We don't need the research of Messrs Dash and Gardiner to tell us this is extraordinarily unlikely. By attempting to limit the risks of failure to virtually zero, the regulator only further undermines what remains of voluntary, private pension provision. Ironically, the pension regulator also makes the risk of insolvency in the sponsoring company that much higher.

By forcing British Airways to address its pension fund deficit, it makes the airline that much less competitive against low cost newcomers and American rivals, many of which have been able to dump their pension obligations on the government backed compensation fund.

The cult of bonds has also led to some highly undesirable, and economically damaging, distortions in the capital markets. As investors swap from shares into debt, it drives down interest rates, enabling private equity, hedge funds, and other leveraged investors to borrow ever more cheaply to buy the equity traditional holders no longer want.

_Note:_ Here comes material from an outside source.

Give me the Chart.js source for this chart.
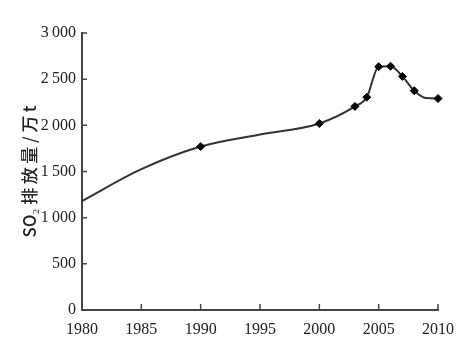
<!DOCTYPE html>
<html>
<head>
<meta charset="utf-8">
<script src="https://cdn.jsdelivr.net/npm/chart.js@4"></script>
<style>
  html, body { margin: 0; padding: 0; background: #fff; }
  #wrap { width: 473px; height: 361px; }
</style>
</head>
<body>
<div id="wrap"><canvas id="chart"></canvas></div>
<script>
// values (万 t)
var years  = [1980, 1985, 1990, 1995, 2000, 2003, 2004, 2005, 2006, 2007, 2008, 2009, 2010];
var so2    = [1180, 1525, 1770, 1900, 2020, 2205, 2305, 2635, 2640, 2530, 2375, 2295, 2290];
var marked = [false, false, true, false, true, true, true, true, true, true, true, false, true];
var yTicks = [0, 500, 1000, 1500, 2000, 2500, 3000];
var xTicks = [1980, 1985, 1990, 1995, 2000, 2005, 2010];

var axisColor = '#444';
var serif = '"Liberation Serif", "DejaVu Serif", serif';

// small tick marks pointing into the plot
var innerTicks = {
  id: 'innerTicks',
  afterDraw: function(chart) {
    var ctx = chart.ctx, x = chart.scales.x, y = chart.scales.y;
    ctx.save();
    ctx.strokeStyle = axisColor;
    ctx.lineWidth = 1.5;
    ctx.beginPath();
    yTicks.forEach(function(v) {
      if (v === 0) return;
      var py = y.getPixelForValue(v);
      ctx.moveTo(x.left, py);
      ctx.lineTo(x.left + 5, py);
    });
    xTicks.forEach(function(v) {
      if (v === 1980) return;
      var px = x.getPixelForValue(v);
      ctx.moveTo(px, y.bottom);
      ctx.lineTo(px, y.bottom - 6);
    });
    ctx.stroke();
    ctx.restore();
  }
};

var ctx = document.getElementById('chart').getContext('2d');
var chart = new Chart(ctx, {
  type: 'line',
  data: {
    datasets: [{
      data: years.map(function(yr, i) { return {x: yr, y: so2[i]}; }),
      borderColor: '#333',
      borderWidth: 2,
      cubicInterpolationMode: 'monotone',
      pointStyle: 'rectRot',
      pointRadius: marked.map(function(m) { return m ? 4 : 0; }),
      pointBackgroundColor: '#000',
      pointBorderColor: '#000',
      pointBorderWidth: 1,
      clip: false
    }]
  },
  options: {
    responsive: true,
    maintainAspectRatio: false,
    animation: false,
    layout: { padding: { top: 33, right: 35, left: 0, bottom: 0 } },
    plugins: { legend: { display: false }, tooltip: { enabled: false } },
    scales: {
      x: {
        type: 'linear',
        min: 1980, max: 2010,
        afterBuildTicks: function(s) { s.ticks = xTicks.map(function(v) { return {value: v}; }); },
        afterFit: function(s) { s.height = 51; },
        grid: { display: false, drawTicks: false },
        border: { color: axisColor, width: 2 },
        ticks: {
          padding: 10,
          color: '#222',
          font: { family: serif, size: 16 },
          maxRotation: 0,
          callback: function(v) { return String(v); }
        }
      },
      y: {
        min: 0, max: 3000,
        afterBuildTicks: function(s) { s.ticks = yTicks.map(function(v) { return {value: v}; }); },
        afterFit: function(s) { s.width = 82; },
        grid: { display: false, drawTicks: false },
        border: { color: axisColor, width: 2 },
        ticks: {
          padding: 6,
          color: '#222',
          font: { family: serif, size: 16 },
          callback: function(v) {
            return v >= 1000 ? Math.floor(v / 1000) + '\u2009' + String(v % 1000).padStart(3, '0') : String(v);
          }
        },
        title: {
          display: true,
          text: 'SO\u2082 排\u2009放\u2009量 / 万\u2009t',
          color: '#222',
          font: { family: '"Noto Sans CJK SC", ' + serif, size: 17, weight: '500' },
          padding: { top: 19, bottom: 0 }
        }
      }
    }
  },
  plugins: [innerTicks]
});
</script>
</body>
</html>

As a consequence there has been a massive transfer of corporate wealth from the many to the few. The stock market has become the preserve of overseas investors, hedge funds and private equity. Well intentioned but misguided regulation has been deeply complicit in this process. No wonder the country needs a brand new pensions system. The old one is being buried alive by an enforced march from productive into uneconomic assets.

United Utilities boss bows out, gracefully

Who said running a utility company is boring? During his 43 years in the business, John Roberts, who yesterday announced his retirement from United Utilities, has seen his fair share of rogues, rascals and downright megalomaniacs.

After beginning life as an apprentice fitter with Manweb aged 17, he finally made it to the chief executive's chair in 1992, only three years later to be pushed off his perch when ScottishPower took the company over. He was then drafted in as chief executive of South Wales Electricity just as it was being swallowed by Welsh Water to create Hyder. The double-headed monster was the brainchild of Wynford Evans and Graham Hawker but within a few short years their national champion had become a basket case.

From there it was on to United Utilities - or Dis-United Utilities as it became known - the product of another spot of empire building, this time in the North-west, where Sir Desmond Pitcher also thought it a good idea to mix water and electricity. Sir Desmond, who came to epitomise the fat cat utility boss of the 1990s, was eventually ousted but not before he had fired the chief executive Brian Staples for running off with the chairman's PA. Mr Staples re-emerged at Amey, but that's another (sorry) tale.

Mr Roberts put the United back into Utilities, sold off the retail electricity supply business and did what utility managers are there for - grind out the cost.

Having persuaded shareholders to cough up for the huge investment programme faced by UU through an innovative two-stage £1bn rights issue, the company has also extracted a decent price control settlement out of the regulators. The only real flop has been telecoms, but then no-one's perfect, and in Philip Green (no not that Philip Green, but the ex-of P&O Nedlloyd Philip Green), the company has chosen a worthy successor.